Remède contre le « lan­ci­nant pro­blème de la PI »

Bon­jour, mer­ci pour cet article sur la col­la­bo­ra­tion en matières de R&D. L’ob­ser­va­tion des écarts d’ap­pré­cia­tion et de com­por­te­ment entre les « tech­ni­ciens » et les « juristes » me semble per­ti­nente et la pro­prié­té intel­lec­tuelle est un pro­blème « lancinant ».

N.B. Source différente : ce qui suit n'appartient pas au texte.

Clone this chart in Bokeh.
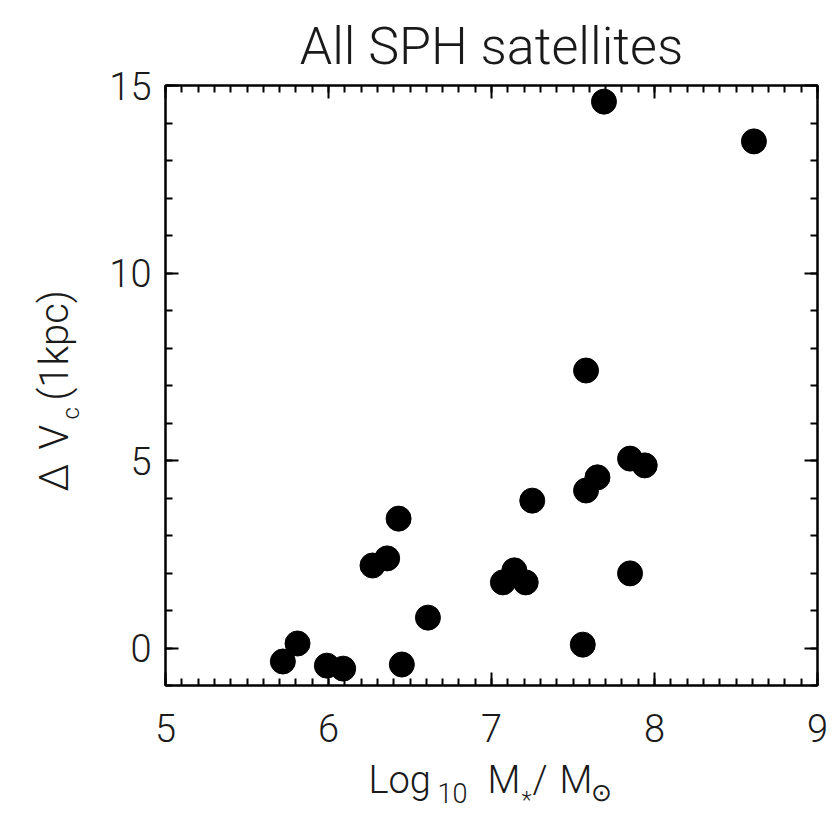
import numpy as np
from bokeh.plotting import figure
from bokeh.models import LinearAxis, FixedTicker, Range1d, Label, CustomLabelingPolicy
from bokeh.layouts import column, row
from bokeh.embed import file_html
from bokeh.resources import INLINE

# ---- data ----
log_mstar = [5.72, 5.81, 5.99, 6.09, 6.45, 6.27, 6.36, 6.43, 6.61, 7.07, 7.14,
             7.21, 7.25, 7.56, 7.58, 7.65, 7.58, 7.69, 8.61, 7.85, 7.85, 7.94]
delta_vc = [-0.36, 0.12, -0.47, -0.55, -0.44, 2.20, 2.39, 3.45, 0.81, 1.75, 2.07,
            1.75, 3.93, 0.09, 4.20, 4.55, 7.40, 14.57, 13.51, 1.99, 5.05, 4.87]

x_major = [5, 6, 7, 8, 9]
y_major = [0, 5, 10, 15]
x_minor = [round(v, 1) for v in np.arange(5.0, 9.01, 0.1)]
y_minor = list(range(-1, 16))

title_text = "All SPH satellites"

FONT = "Roboto Light, Lato Light, Liberation Sans"
TXT = "#1a1a1a"
K = 0.36  # em offset between Bokeh's label anchor and the drawn baseline

# ---- page layout (pixels) ----
W, H = 834, 814
FL, FR, FT, FB = 165, 817, 85, 685   # frame edges on the page
YLAB_W = 90           # y-label strip on the left
XLAB_H = 57           # x-label strip at the bottom
MAIN_W = W - YLAB_W
MAIN_H = H - XLAB_H
BT = FT                # top border of row plots
BB = MAIN_H - FB       # bottom border of row plots


def text_fig(w, h, top=0, bottom=0):
    f = figure(width=w, height=h, x_range=Range1d(0, 1), y_range=Range1d(0, 1),
               output_backend="svg", toolbar_location=None, tools="",
               min_border_left=0, min_border_right=0,
               min_border_top=top, min_border_bottom=bottom,
               x_axis_location=None, y_axis_location=None)
    f.outline_line_color = None
    f.background_fill_color = "white"
    f.border_fill_color = "white"
    f.xgrid.visible = False
    f.ygrid.visible = False
    return f


def lab(f, text, x, y, size, angle=0.0, align="left"):
    f.add_layout(Label(x=x, y=y, x_units="screen", y_units="screen",
                       text=text, text_font=FONT, text_font_size=f"{size}px",
                       text_color=TXT, text_align=align,
                       text_baseline="alphabetic", angle=angle))


def hlab(f, text, px, py, size, bottom_page, align="left"):
    # px, py: page position of the text's left (or centre) end on its baseline
    lab(f, text, px, bottom_page - (py - K * size), size, align=align)


def vlab(f, text, px, py, size, bottom_page):
    # rotated 90 deg: px = baseline x on the page, py = page y where text starts
    lab(f, text, px - K * size, bottom_page - py, size, angle=np.pi / 2)


# ---- y-label strip (page x 0..90), frame aligned with the main frame ----
yf = text_fig(YLAB_W, MAIN_H, top=BT, bottom=BB)
vlab(yf, "\u0394", 68, 491, 40, FB)
vlab(yf, "V", 68, 449, 40, FB)
vlab(yf, "c", 79, 419, 24, FB)
vlab(yf, "(1kpc)", 68, 400, 40, FB)

# ---- x-label strip (page y 757..814) ----
xf = text_fig(W, XLAB_H)
hlab(xf, "Log", 368, 793, 38, H)
hlab(xf, "10", 437, 802, 27, H)
hlab(xf, "M", 487, 793, 38, H)
hlab(xf, "*", 521, 808, 24, H)
hlab(xf, "/", 532, 793, 38, H)
hlab(xf, "M", 559, 793, 38, H)
hlab(xf, "\u2299", 590, 801, 25, H)

# ---- main plot: frame at page x 165..817, y 85..685 ----
p = figure(width=MAIN_W, height=MAIN_H,
           min_border_left=FL - YLAB_W, min_border_right=W - FR,
           min_border_top=BT, min_border_bottom=BB,
           x_range=Range1d(5, 9), y_range=Range1d(-1, 15),
           output_backend="svg", toolbar_location=None, tools="")
p.background_fill_color = "white"
p.border_fill_color = "white"
p.outline_line_color = "black"
p.outline_line_width = 2
p.xgrid.visible = False
p.ygrid.visible = False

p.title.text = title_text
p.title.text_font = FONT
p.title.text_font_size = "52px"
p.title.text_font_style = "normal"
p.title.text_color = TXT
p.title.align = "center"
p.title.offset = -3
p.title.standoff = 9

top_axis = LinearAxis()
right_axis = LinearAxis()
p.add_layout(top_axis, "above")
p.add_layout(right_axis, "right")

hide_all = CustomLabelingPolicy(code="return new Set()")


def style(ax, major, minor, labels=True):
    ax.ticker = FixedTicker(ticks=major, minor_ticks=minor)
    ax.axis_line_color = "black"
    ax.axis_line_width = 2
    ax.major_tick_in = 13
    ax.major_tick_out = 0
    ax.minor_tick_in = 7
    ax.minor_tick_out = 0
    ax.major_tick_line_width = 2
    ax.minor_tick_line_width = 2
    ax.major_tick_line_color = "black"
    ax.minor_tick_line_color = "black"
    if labels:
        ax.major_label_text_font = FONT
        ax.major_label_text_font_size = "38px"
        ax.major_label_text_color = TXT
    else:
        ax.major_label_text_font_size = "1px"
        ax.major_label_standoff = 0
        ax.major_label_policy = hide_all


for ax in p.xaxis:
    if ax is top_axis:
        style(ax, x_major, x_minor, labels=False)
    else:
        style(ax, x_major, x_minor)
        ax.major_label_standoff = 28
for ax in p.yaxis:
    if ax is right_axis:
        style(ax, y_major, y_minor, labels=False)
    else:
        style(ax, y_major, y_minor)
        ax.major_label_standoff = 14

p.scatter(log_mstar, delta_vc, size=25, color="black", line_color="black")

layout = column(row(yf, p, spacing=0), xf, spacing=0)

open("out.html", "w").write(file_html(layout, INLINE))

Per­met­tez-moi de pro­po­ser un diag­nos­tic. Les pro­blèmes de pro­prié­té intel­lec­tuelle sont dou­lou­reux à trai­ter parce qu’on ne les traite que rare­ment et pour des enjeux stra­té­giques, lors des accords de par­te­na­riat d’in­no­va­tion. Et pour­tant, les occa­sions de s’y frot­ter au quo­ti­dien de manquent pas : ce sont les accords en logi­ciel open source au niveau de la direc­tion des sys­tèmes d’in­for­ma­tion, et au niveau de chaque employé, la cita­tion des sources tierces dont on emprunte les idées innovantes.

Voi­ci donc le remède : com­men­çons par un entrai­ne­ment avec les « petites » tran­sac­tions de PI avant d’at­ta­quer les grandes.